>> START SOURCE EXCERPT

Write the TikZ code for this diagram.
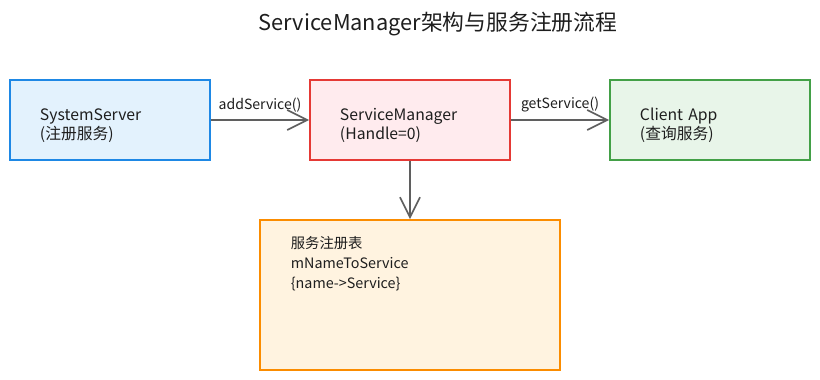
\documentclass[tikz,border=0pt]{standalone}
\usepackage{fontspec}
\setmainfont{Noto Sans CJK SC}
\usetikzlibrary{arrows.meta}
\definecolor{ink}{HTML}{1E1E1E}
\definecolor{linkgray}{HTML}{5F5F5F}
\definecolor{sysline}{HTML}{1E88E5}
\definecolor{sysfill}{HTML}{E3F2FD}
\definecolor{smline}{HTML}{E53935}
\definecolor{smfill}{HTML}{FFEBEE}
\definecolor{appline}{HTML}{43A047}
\definecolor{appfill}{HTML}{E8F5E9}
\definecolor{regline}{HTML}{FB8C00}
\definecolor{regfill}{HTML}{FFF3E0}
\begin{document}
\begin{tikzpicture}[x=0.025cm, y=-0.025cm, line width=1.2pt,
  box/.style={draw, line width=1.2pt, minimum width=5cm, minimum height=2cm,
    text width=3.5cm, inner xsep=0.75cm, align=left, text=ink,
    font=\fontsize{11.2}{13.6}\selectfont,
    execute at begin node=\rule{0pt}{16.5pt}},
  link/.style={draw=linkgray, line width=1.2pt,
    -{Straight Barb[length=0.5cm, width=0.5cm, line width=1.2pt]}},
  lbl/.style={font=\fontsize{10}{12}\selectfont, text=ink, inner sep=2pt, yshift=3pt}]
  \useasboundingbox (0,0) rectangle (820,380);
  \node[font=\fontsize{15.5}{18}\selectfont, text=ink] (title) at (438,24) {ServiceManager架构与服务注册流程};
  \node[box, draw=sysline, fill=sysfill] (sys) at (110,120) {SystemServer\\(注册服务)};
  \node[box, draw=smline, fill=smfill] (sm) at (410,120) {ServiceManager\\(Handle=0)};
  \node[box, draw=appline, fill=appfill] (app) at (710,120) {Client App\\(查询服务)};
  \node[draw=regline, fill=regfill, line width=1.2pt, minimum width=7.5cm, minimum height=3.75cm] (reg) at (410,295) {};
  \node[anchor=north west, align=left, text=ink, inner sep=0pt, font=\fontsize{10.2}{14.2}\selectfont] (regtxt) at (290,236) {服务注册表\\mNameToService\\\{name->Service\}};
  \draw[link] (sys) -- node[lbl, above] {addService()} (sm);
  \draw[link] (sm) -- node[lbl, above] {getService()} (app);
  \draw[link] (sm) -- (reg);
\end{tikzpicture}
\end{document}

>> END SOURCE EXCERPT

WRITTEN EXERCISE → Output an exact copy of the material, with the pictures removed.

WRITTEN RESPONSE →
Write the TikZ code for this diagram.
\documentclass[tikz,border=0pt]{standalone}
\usepackage{fontspec}
\setmainfont{Noto Sans CJK SC}
\usetikzlibrary{arrows.meta}
\definecolor{ink}{HTML}{1E1E1E}
\definecolor{linkgray}{HTML}{5F5F5F}
\definecolor{sysline}{HTML}{1E88E5}
\definecolor{sysfill}{HTML}{E3F2FD}
\definecolor{smline}{HTML}{E53935}
\definecolor{smfill}{HTML}{FFEBEE}
\definecolor{appline}{HTML}{43A047}
\definecolor{appfill}{HTML}{E8F5E9}
\definecolor{regline}{HTML}{FB8C00}
\definecolor{regfill}{HTML}{FFF3E0}
\begin{document}
\begin{tikzpicture}[x=0.025cm, y=-0.025cm, line width=1.2pt,
  box/.style={draw, line width=1.2pt, minimum width=5cm, minimum height=2cm,
    text width=3.5cm, inner xsep=0.75cm, align=left, text=ink,
    font=\fontsize{11.2}{13.6}\selectfont,
    execute at begin node=\rule{0pt}{16.5pt}},
  link/.style={draw=linkgray, line width=1.2pt,
    -{Straight Barb[length=0.5cm, width=0.5cm, line width=1.2pt]}},
  lbl/.style={font=\fontsize{10}{12}\selectfont, text=ink, inner sep=2pt, yshift=3pt}]
  \useasboundingbox (0,0) rectangle (820,380);
  \node[font=\fontsize{15.5}{18}\selectfont, text=ink] (title) at (438,24) {ServiceManager架构与服务注册流程};
  \node[box, draw=sysline, fill=sysfill] (sys) at (110,120) {SystemServer\\(注册服务)};
  \node[box, draw=smline, fill=smfill] (sm) at (410,120) {ServiceManager\\(Handle=0)};
  \node[box, draw=appline, fill=appfill] (app) at (710,120) {Client App\\(查询服务)};
  \node[draw=regline, fill=regfill, line width=1.2pt, minimum width=7.5cm, minimum height=3.75cm] (reg) at (410,295) {};
  \node[anchor=north west, align=left, text=ink, inner sep=0pt, font=\fontsize{10.2}{14.2}\selectfont] (regtxt) at (290,236) {服务注册表\\mNameToService\\\{name->Service\}};
  \draw[link] (sys) -- node[lbl, above] {addService()} (sm);
  \draw[link] (sm) -- node[lbl, above] {getService()} (app);
  \draw[link] (sm) -- (reg);
\end{tikzpicture}
\end{document}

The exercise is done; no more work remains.